Set down the data below without change, skipping the pictures it holds.

DATASET SECTION:
* Begin *

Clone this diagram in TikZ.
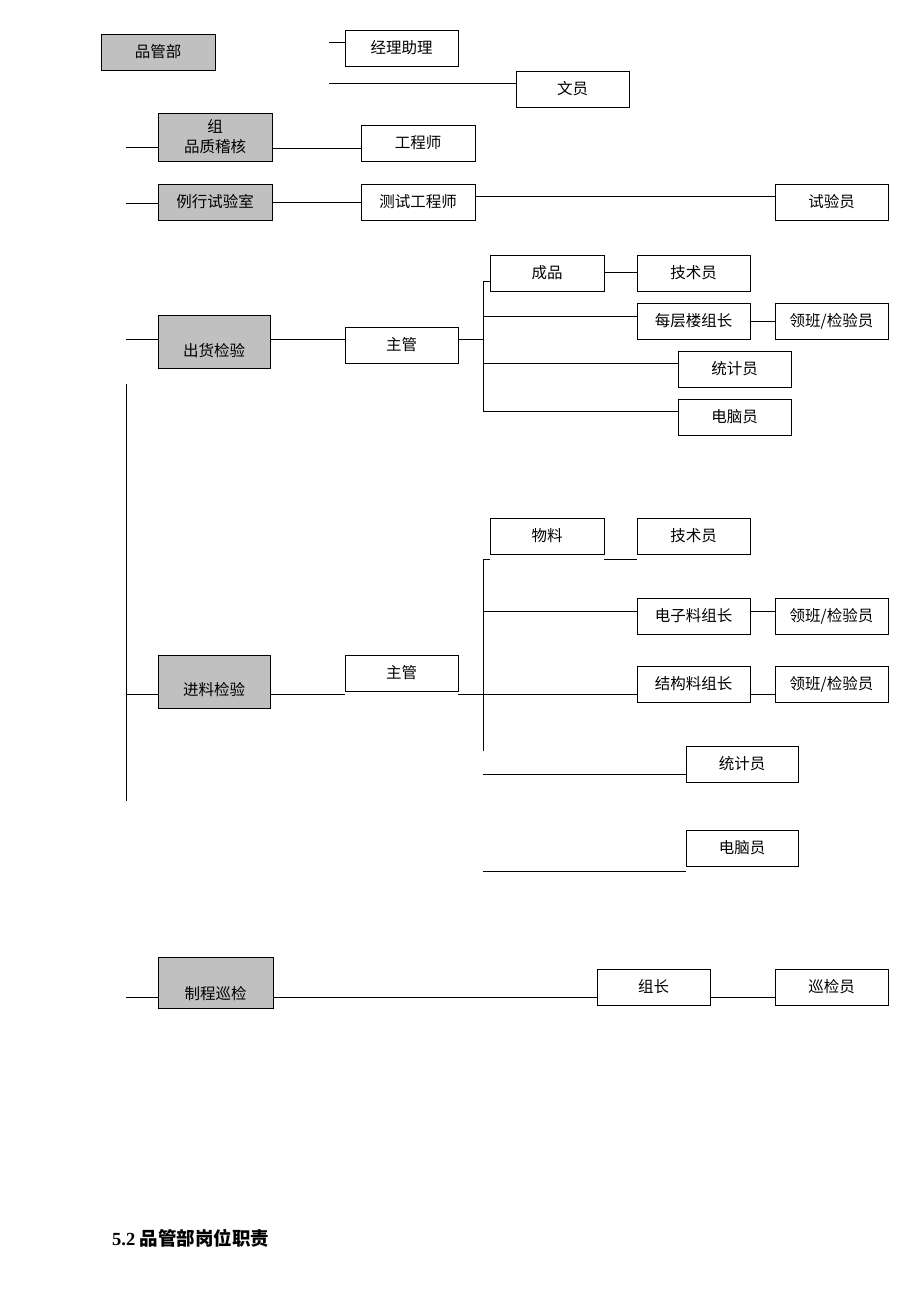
\documentclass[tikz,border=0pt]{standalone}
\usepackage{fontspec}
\setmainfont{Liberation Serif}
\newfontfamily\cjk{Noto Sans CJK SC}
\definecolor{boxgray}{RGB}{192,192,192}
\newcommand\lowtext[2]{\smash{\raisebox{#1}{#2}}}
\begin{document}
\begin{tikzpicture}[x=1pt,y=-1pt,
  box/.style={draw=black, line width=0.9pt, fill=white, minimum width=113pt, minimum height=36pt, inner sep=0pt,
    font=\cjk\fontsize{15.5}{18}\selectfont},
  gbox/.style={box, fill=boxgray},
  ln/.style={line width=1pt, black}]
\useasboundingbox (0,0) rectangle (920,1302);

% nodes
\node[gbox, minimum width=114pt] (pgb) at (158,52) {品管部};
\node[box] (jlzl) at (401.5,48) {经理助理};
\node[box] (wy) at (572.5,89) {文员};
\node[gbox, minimum width=114pt, minimum height=48pt, align=center] (pzjh) at (215,137) {\raisebox{2pt}{组}\\[0pt]品质稽核};
\node[box, minimum width=114pt] (gcs) at (418,143) {工程师};
\node[gbox, minimum width=114pt] (lxsys) at (215,202) {例行试验室};
\node[box, minimum width=114pt] (csgcs) at (418,202) {测试工程师};
\node[box] (syy) at (831.5,202) {试验员};

\node[gbox, minimum width=112pt, minimum height=53pt] (chjy) at (214,341.5) {\lowtext{-15pt}{出货检验}};
\node[box] (zg1) at (401.5,345) {主管};
\node[box, minimum width=114pt] (cp) at (547,273) {成品};
\node[box] (jsy1) at (693.5,273) {技术员};
\node[box] (mclzz) at (693.5,321) {每层楼组长};
\node[box] (lb1) at (831.5,321) {领班/检验员};
\node[box] (tjy1) at (734.5,369) {统计员};
\node[box] (dny1) at (734.5,417) {电脑员};

\node[box, minimum width=114pt] (wl) at (547,536) {物料};
\node[box] (jsy2) at (693.5,536) {技术员};
\node[box] (dzlzz) at (693.5,616) {电子料组长};
\node[box] (lb2) at (831.5,616) {领班/检验员};
\node[box] (jglzz) at (693.5,684) {结构料组长};
\node[box] (lb3) at (831.5,684) {领班/检验员};
\node[gbox, minimum width=112pt, minimum height=53pt] (ljjy) at (214,681.5) {\lowtext{-14pt}{进料检验}};
\node[box] (zg2) at (401.5,673) {主管};
\node[box, minimum width=112pt] (tjy2) at (742,764) {统计员};
\node[box, minimum width=112pt] (dny2) at (742,848) {电脑员};

\node[gbox, minimum width=115pt, minimum height=51pt] (zcxj) at (215.5,982.5) {\lowtext{-17pt}{制程巡检}};
\node[box] (zz) at (653.5,987) {组长};
\node[box] (xjy) at (831.5,987) {巡检员};

\node[anchor=west, inner sep=0pt, font=\bfseries\fontsize{18.5}{22}\selectfont] (title) at (112,1238) {5.2 {\cjk\bfseries 品管部岗位职责}};

% free-end coordinates
\coordinate (a1) at (329,42);
\coordinate (a2) at (329,83);
\coordinate (l1) at (126,147);
\coordinate (l2) at (126,203);
\coordinate (l3) at (126,339);
\coordinate (vtop) at (126,384);
\coordinate (vbot) at (126,801);
\coordinate (l4) at (126,694);
\coordinate (l5) at (126,997);
\coordinate (b1top) at (483,281);
\coordinate (b1bot) at (483,411);
\coordinate (b2top) at (483,559);
\coordinate (b2bot) at (483,751);
\coordinate (b2a) at (483,774);
\coordinate (b2b) at (483,871);

% connectors
\draw[ln] (a1) -- (jlzl.west |- a1);
\draw[ln] (a2) -- (wy.west |- a2);
\draw[ln] (l1) -- (pzjh.west |- l1);
\draw[ln] (pzjh.east |- 0,148) -- (gcs.west |- 0,148);
\draw[ln] (l2) -- (lxsys.west |- l2);
\draw[ln] (lxsys.east) -- (csgcs.west);
\draw[ln] (csgcs.east |- 0,196) -- (syy.west |- 0,196);

\draw[ln] (l3) -- (chjy.west |- l3);
\draw[ln] (chjy.east |- l3) -- (zg1.west |- l3);
\draw[ln] (zg1.east |- l3) -- (b1top |- l3);
\draw[ln] (cp.west |- b1top) -- (b1top) -- (b1bot) -- (dny1.west |- b1bot);
\draw[ln] (cp.east |- 0,272) -- (jsy1.west |- 0,272);
\draw[ln] (b1top |- 0,316) -- (mclzz.west |- 0,316);
\draw[ln] (mclzz.east) -- (lb1.west);
\draw[ln] (b1top |- 0,363) -- (tjy1.west |- 0,363);

\draw[ln] (vtop) -- (vbot);
\draw[ln] (l4) -- (ljjy.west |- l4);
\draw[ln] (ljjy.east |- l4) -- (zg2.west |- l4);
\draw[ln] (zg2.east |- l4) -- (jglzz.west |- l4);
\draw[ln] (wl.west |- b2top) -- (b2top) -- (b2bot);
\draw[ln] (wl.east |- b2top) -- (jsy2.west |- b2top);
\draw[ln] (b2top |- 0,611) -- (dzlzz.west |- 0,611);
\draw[ln] (dzlzz.east |- 0,611) -- (lb2.west |- 0,611);
\draw[ln] (jglzz.east |- l4) -- (lb3.west |- l4);
\draw[ln] (b2a) -- (tjy2.west |- b2a);
\draw[ln] (b2b) -- (dny2.west |- b2b);

\draw[ln] (l5) -- (zcxj.west |- l5);
\draw[ln] (zcxj.east |- l5) -- (zz.west |- l5);
\draw[ln] (zz.east |- l5) -- (xjy.west |- l5);
\end{tikzpicture}
\end{document}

* End *

EXERCISE RESPONSE:
Clone this diagram in TikZ.
\documentclass[tikz,border=0pt]{standalone}
\usepackage{fontspec}
\setmainfont{Liberation Serif}
\newfontfamily\cjk{Noto Sans CJK SC}
\definecolor{boxgray}{RGB}{192,192,192}
\newcommand\lowtext[2]{\smash{\raisebox{#1}{#2}}}
\begin{document}
\begin{tikzpicture}[x=1pt,y=-1pt,
  box/.style={draw=black, line width=0.9pt, fill=white, minimum width=113pt, minimum height=36pt, inner sep=0pt,
    font=\cjk\fontsize{15.5}{18}\selectfont},
  gbox/.style={box, fill=boxgray},
  ln/.style={line width=1pt, black}]
\useasboundingbox (0,0) rectangle (920,1302);

% nodes
\node[gbox, minimum width=114pt] (pgb) at (158,52) {品管部};
\node[box] (jlzl) at (401.5,48) {经理助理};
\node[box] (wy) at (572.5,89) {文员};
\node[gbox, minimum width=114pt, minimum height=48pt, align=center] (pzjh) at (215,137) {\raisebox{2pt}{组}\\[0pt]品质稽核};
\node[box, minimum width=114pt] (gcs) at (418,143) {工程师};
\node[gbox, minimum width=114pt] (lxsys) at (215,202) {例行试验室};
\node[box, minimum width=114pt] (csgcs) at (418,202) {测试工程师};
\node[box] (syy) at (831.5,202) {试验员};

\node[gbox, minimum width=112pt, minimum height=53pt] (chjy) at (214,341.5) {\lowtext{-15pt}{出货检验}};
\node[box] (zg1) at (401.5,345) {主管};
\node[box, minimum width=114pt] (cp) at (547,273) {成品};
\node[box] (jsy1) at (693.5,273) {技术员};
\node[box] (mclzz) at (693.5,321) {每层楼组长};
\node[box] (lb1) at (831.5,321) {领班/检验员};
\node[box] (tjy1) at (734.5,369) {统计员};
\node[box] (dny1) at (734.5,417) {电脑员};

\node[box, minimum width=114pt] (wl) at (547,536) {物料};
\node[box] (jsy2) at (693.5,536) {技术员};
\node[box] (dzlzz) at (693.5,616) {电子料组长};
\node[box] (lb2) at (831.5,616) {领班/检验员};
\node[box] (jglzz) at (693.5,684) {结构料组长};
\node[box] (lb3) at (831.5,684) {领班/检验员};
\node[gbox, minimum width=112pt, minimum height=53pt] (ljjy) at (214,681.5) {\lowtext{-14pt}{进料检验}};
\node[box] (zg2) at (401.5,673) {主管};
\node[box, minimum width=112pt] (tjy2) at (742,764) {统计员};
\node[box, minimum width=112pt] (dny2) at (742,848) {电脑员};

\node[gbox, minimum width=115pt, minimum height=51pt] (zcxj) at (215.5,982.5) {\lowtext{-17pt}{制程巡检}};
\node[box] (zz) at (653.5,987) {组长};
\node[box] (xjy) at (831.5,987) {巡检员};

\node[anchor=west, inner sep=0pt, font=\bfseries\fontsize{18.5}{22}\selectfont] (title) at (112,1238) {5.2 {\cjk\bfseries 品管部岗位职责}};

% free-end coordinates
\coordinate (a1) at (329,42);
\coordinate (a2) at (329,83);
\coordinate (l1) at (126,147);
\coordinate (l2) at (126,203);
\coordinate (l3) at (126,339);
\coordinate (vtop) at (126,384);
\coordinate (vbot) at (126,801);
\coordinate (l4) at (126,694);
\coordinate (l5) at (126,997);
\coordinate (b1top) at (483,281);
\coordinate (b1bot) at (483,411);
\coordinate (b2top) at (483,559);
\coordinate (b2bot) at (483,751);
\coordinate (b2a) at (483,774);
\coordinate (b2b) at (483,871);

% connectors
\draw[ln] (a1) -- (jlzl.west |- a1);
\draw[ln] (a2) -- (wy.west |- a2);
\draw[ln] (l1) -- (pzjh.west |- l1);
\draw[ln] (pzjh.east |- 0,148) -- (gcs.west |- 0,148);
\draw[ln] (l2) -- (lxsys.west |- l2);
\draw[ln] (lxsys.east) -- (csgcs.west);
\draw[ln] (csgcs.east |- 0,196) -- (syy.west |- 0,196);

\draw[ln] (l3) -- (chjy.west |- l3);
\draw[ln] (chjy.east |- l3) -- (zg1.west |- l3);
\draw[ln] (zg1.east |- l3) -- (b1top |- l3);
\draw[ln] (cp.west |- b1top) -- (b1top) -- (b1bot) -- (dny1.west |- b1bot);
\draw[ln] (cp.east |- 0,272) -- (jsy1.west |- 0,272);
\draw[ln] (b1top |- 0,316) -- (mclzz.west |- 0,316);
\draw[ln] (mclzz.east) -- (lb1.west);
\draw[ln] (b1top |- 0,363) -- (tjy1.west |- 0,363);

\draw[ln] (vtop) -- (vbot);
\draw[ln] (l4) -- (ljjy.west |- l4);
\draw[ln] (ljjy.east |- l4) -- (zg2.west |- l4);
\draw[ln] (zg2.east |- l4) -- (jglzz.west |- l4);
\draw[ln] (wl.west |- b2top) -- (b2top) -- (b2bot);
\draw[ln] (wl.east |- b2top) -- (jsy2.west |- b2top);
\draw[ln] (b2top |- 0,611) -- (dzlzz.west |- 0,611);
\draw[ln] (dzlzz.east |- 0,611) -- (lb2.west |- 0,611);
\draw[ln] (jglzz.east |- l4) -- (lb3.west |- l4);
\draw[ln] (b2a) -- (tjy2.west |- b2a);
\draw[ln] (b2b) -- (dny2.west |- b2b);

\draw[ln] (l5) -- (zcxj.west |- l5);
\draw[ln] (zcxj.east |- l5) -- (zz.west |- l5);
\draw[ln] (zz.east |- l5) -- (xjy.west |- l5);
\end{tikzpicture}
\end{document}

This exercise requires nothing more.